Весь этот огромный, неизбежный и неотвратимый мир, способный глубоко уязвлять нас кошмарностью того, что в нем подчас происходит (наносить, к примеру, довольно страшную «травму свидетеля»), тем не менее вынужден мириться с нашей малостью и бренностью. Да, исчезая для кого-то, он вроде бы не исчезает «на самом деле». И все же он обнаруживает свое невсевластие. Прекращаясь «всего лишь» для меня, он терпит поражение, незначительное только на первый взгляд.

Мир не в состоянии воспрепятствовать моей измотанности, когда я, что называется, отключаюсь. Он не может мучить меня, когда я измучен сверх меры. Он вынужден дожидаться, пока я хоть сколько-нибудь восстановлю силы. И в этот момент мы меняемся местами: он становится зависимым от меня в большей степени, чем я от него.

Нет объекта, не заинтересованного в субъекте. Воспринимаемому есть чем быть обязанным воспринимающему. Так, объект, который перестают видеть, проблематизируется в качестве объекта. Зрелище, переставшее наблюдаться, вероятно, не такое уж зрелищное.

«Вероятно, – возразят мне. – Но только не в том случае, когда видящий перестал замечать объект, потому что ослеп». Намек, содержащийся в этом возражении, казалось бы, метит не в бровь, а в глаз. В самом деле, если мир исчезает для меня, поскольку я умираю, то он исчезает уже не для кого-то – для никого. А когда чего-то (в нашем случае – мира) нет для того, кого и самого нет, – это не считается.

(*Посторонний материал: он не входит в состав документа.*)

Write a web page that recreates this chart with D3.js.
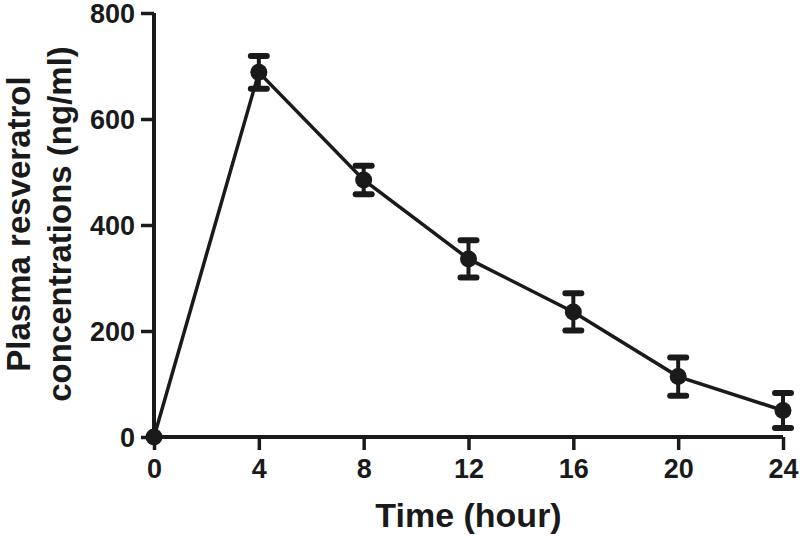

Здесь действительно не поспоришь, однако мир исчезает для нас не только тогда, когда мы умираем. И не только тогда, когда мы спим или перегружены до отупения. Я могу сесть, закрыть глаза, сосредоточиться на дыхании, и мир исчезнет для меня, вполне живого. Можно обойтись и без экзотики восточных практик: я могу пойти на пробежку и ближе к ее концу, когда появится т. н. второе дыхание, трансформироваться в своего рода монаду, закрытую от внешних влияний.

Впрочем, довольно примеров, вернемся к мысли. А мысль в том, что мир отнюдь не пробивается в мое сознание благодаря исключительно собственной напористости. Прежде всего, это я позволяю миру как быть для меня, так и не быть. Без моего предварительного разрешения или согласия мир мной не завладеет. Да, в большинстве случаев упомянутое разрешение дается незаметно для меня самого, но факт остается фактом: мир существует для меня через промежуточное звено, обозначим его сейчас как мое к нему расположение или благоволение.

Я благоволю к миру, и он врывается в меня. А не благоволю – так и не врывается. Мир не влияет на субъекта (или, если угодно, на экзистенцию) одними лишь собственными ресурсами. Нет, сперва идет мое признание этих ресурсов в качестве убедительных. Сперва я велю самому себе дать «зеленый свет» ждущей вовне стихии, дабы она вовлекла меня в свои вихри, причем сам воспринимаю дело так, будто зеленый свет загорелся сам собой.

Кстати, упомянутая стихия, по-видимому, и становится собственно стихией лишь после такого веления. Как и субъект-щепка в ее вихрях становится собственно субъектом-щепкой после того, как дал «добро» миру развернуться во всей своей мнимой неотвратимости. Не что иное, как мое соизволение «разворачивает» (разжигает) мир в то, с чем нельзя не считаться. А отзыв, дезавуация этого соизволения сворачивает (тушит) мир обратно в нечто отнюдь не обязательное. И не обязывающее к тому, чтобы им очаровываться, ужасаться и т. п.

Истина, с которой мало согласиться

Есть истины, скажем так, внешнего, формального свойства. И реагируем мы на них соответствующе: внешним, формальным согласием.

С истинами внешнего порядка мы вынуждены считаться. Весы продавца показали, что в пакете пять килограммов картошки. Что ж, заплатим за пять килограмм. Если мы отдали триста рублей, а у нас была тысяча, то мы остались с семьюстами рублями. Мы бы хотели, чтобы у нас осталось больше, но с математикой не поспоришь. Тысяча минус триста равно семьсот – это холодный факт; это правило, отчуждающее нас от себя своей ледяной логикой. И пусть мы с ним соглашаемся, отчуждение остается.